It is required that the lines from the top of the listing through the line with "ax.set_ylim(-0.264, 7.66)" be reproduced exactly, excluding pictures.

- Dataset section -
• • • • •

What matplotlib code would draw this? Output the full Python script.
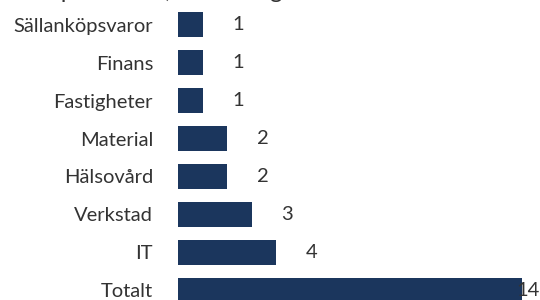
import matplotlib
matplotlib.use("Agg")
import matplotlib.pyplot as plt

# data (top to bottom as shown)
categories = ["Sällanköpsvaror", "Finans", "Fastigheter", "Material",
              "Hälsovård", "Verkstad", "IT", "Totalt"]
values = [1, 1, 1, 2, 2, 3, 4, 14]
title = "Antal positioner, fördelning"

bar_color = "#1b365d"
text_color = "#333333"
plt.rcParams["font.family"] = ["Lato", "DejaVu Sans"]

fig = plt.figure(figsize=(5.4, 3.0), dpi=100)
ax = fig.add_axes([178 / 540, 0, 1 - 178 / 540, 1])

# bottom row first so Totalt sits at the bottom
cats = categories[::-1]
vals = values[::-1]
ypos = list(range(len(cats)))
ax.barh(ypos, vals, height=0.66, color=bar_color)

xmax = 14.72
ax.set_xlim(0, xmax)
ax.set_ylim(-0.264, 7.66)

for y, v in zip(ypos, vals):
    ax.text(min(v + 1.2, xmax - 0.95), y, str(v), va="center", ha="left",
            fontsize=14.5, color=text_color)

ax.set_yticks(ypos)
ax.set_yticklabels(cats, fontsize=14.5, color=text_color)
ax.tick_params(axis="y", length=0, pad=18)
ax.set_xticks([])
for s in ax.spines.values():
    s.set_visible(False)

# title sits above the canvas, only descenders show
fig.text(0.0, 1.0 + 2 / 300, title, va="baseline", ha="left", fontsize=17,
         color=text_color)

fig.savefig("out.png", dpi=100)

• • • • •

- Result below -
What matplotlib code would draw this? Output the full Python script.
import matplotlib
matplotlib.use("Agg")
import matplotlib.pyplot as plt

# data (top to bottom as shown)
categories = ["Sällanköpsvaror", "Finans", "Fastigheter", "Material",
              "Hälsovård", "Verkstad", "IT", "Totalt"]
values = [1, 1, 1, 2, 2, 3, 4, 14]
title = "Antal positioner, fördelning"

bar_color = "#1b365d"
text_color = "#333333"
plt.rcParams["font.family"] = ["Lato", "DejaVu Sans"]

fig = plt.figure(figsize=(5.4, 3.0), dpi=100)
ax = fig.add_axes([178 / 540, 0, 1 - 178 / 540, 1])

# bottom row first so Totalt sits at the bottom
cats = categories[::-1]
vals = values[::-1]
ypos = list(range(len(cats)))
ax.barh(ypos, vals, height=0.66, color=bar_color)

xmax = 14.72
ax.set_xlim(0, xmax)
ax.set_ylim(-0.264, 7.66)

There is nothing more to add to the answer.